Of course the postwar period brought gains as well as losses. Mr. Schwartz notes eight of the former. I cited three of the latter—federal mischief, union mischief, and intellectual mischief—and explained in each case how decent motives and grievances deteriorated into new assaults on the schools. If Mr. Schwartz sincerely wants a detailed blueprint for radically changing the present situation, which I somehow doubt, there are any number of books he might read, including not just my own but also E.D. Hirsch’s splendid new The Schools We Need.
Ronald L. Trowbridge is correct about the piper. That is why a handful of colleges (including his own) have resisted all forms of federal funding and why some private schools would eschew government vouchers if and when these become widely available.
Insisting that private education remain wholly independent is an honorable position, but it carries a painful trade-off, virtually guaranteeing that few low-income students—the youngsters least well-served by today’s public schools—will ever enjoy the educational benefits of nongovernment schools.
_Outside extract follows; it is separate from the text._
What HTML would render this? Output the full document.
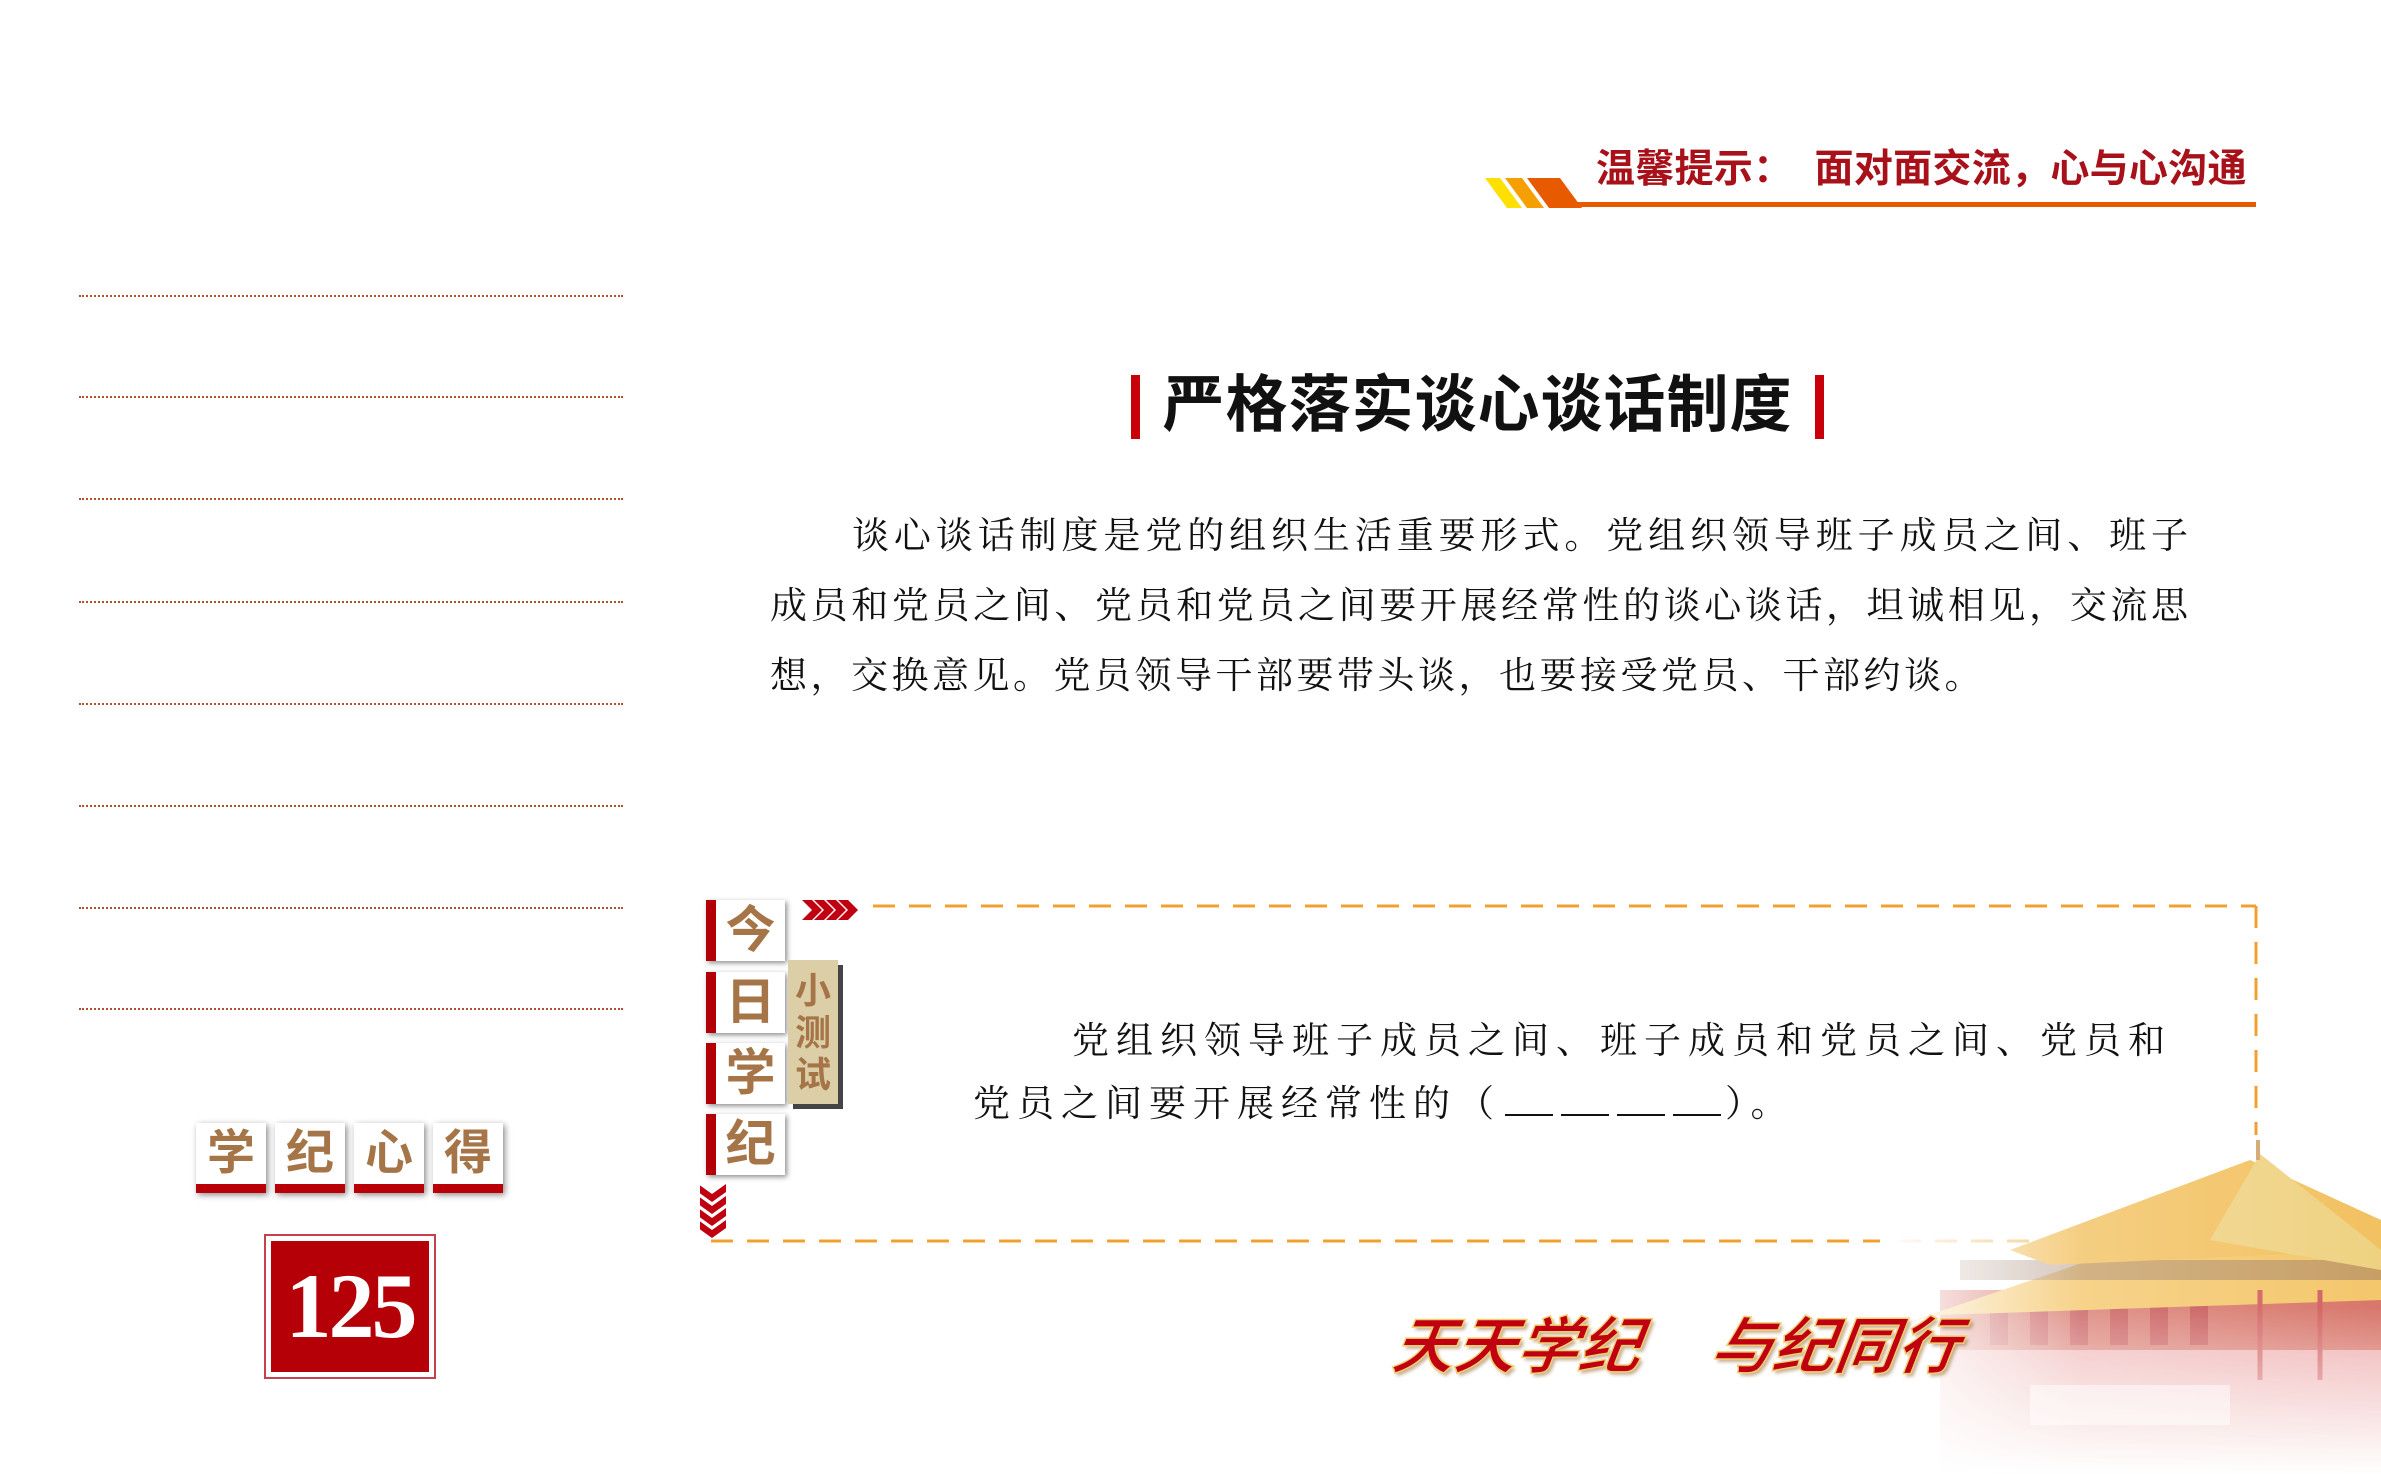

I support voucher and scholarship schemes focused on these children because I believe there is a powerful public interest in getting them a decent education. A number of private schools stand ready to serve them (as do such innovative educational hybrids as “charter” schools). But I respect the right of schools that agree with Mr. Trowbridge to opt for maximum freedom instead.
Susan Jordan has accurately expanded an important point that I merely alluded to. I welcome the addition, noting only that a goodly portion of the judicial activism she cites has been quietly embraced by timid educators and elected officials who would rather be able to say “the judge made me do it” than shoulder responsibility for making politically sticky decisions themselves.
Michael J. Lynch and Walter A. McDougall are right that the widening of career opportunities for women has drawn much talent out of the classroom. But there is little point in weeping about this. In any case, as I watch lines of capable people, men and women alike, form to apply for teaching jobs in the now over-400 charter schools, it appears that there is still plenty of talent available. What we need are more schools worth teaching in and reasonable rules for gaining entry to them.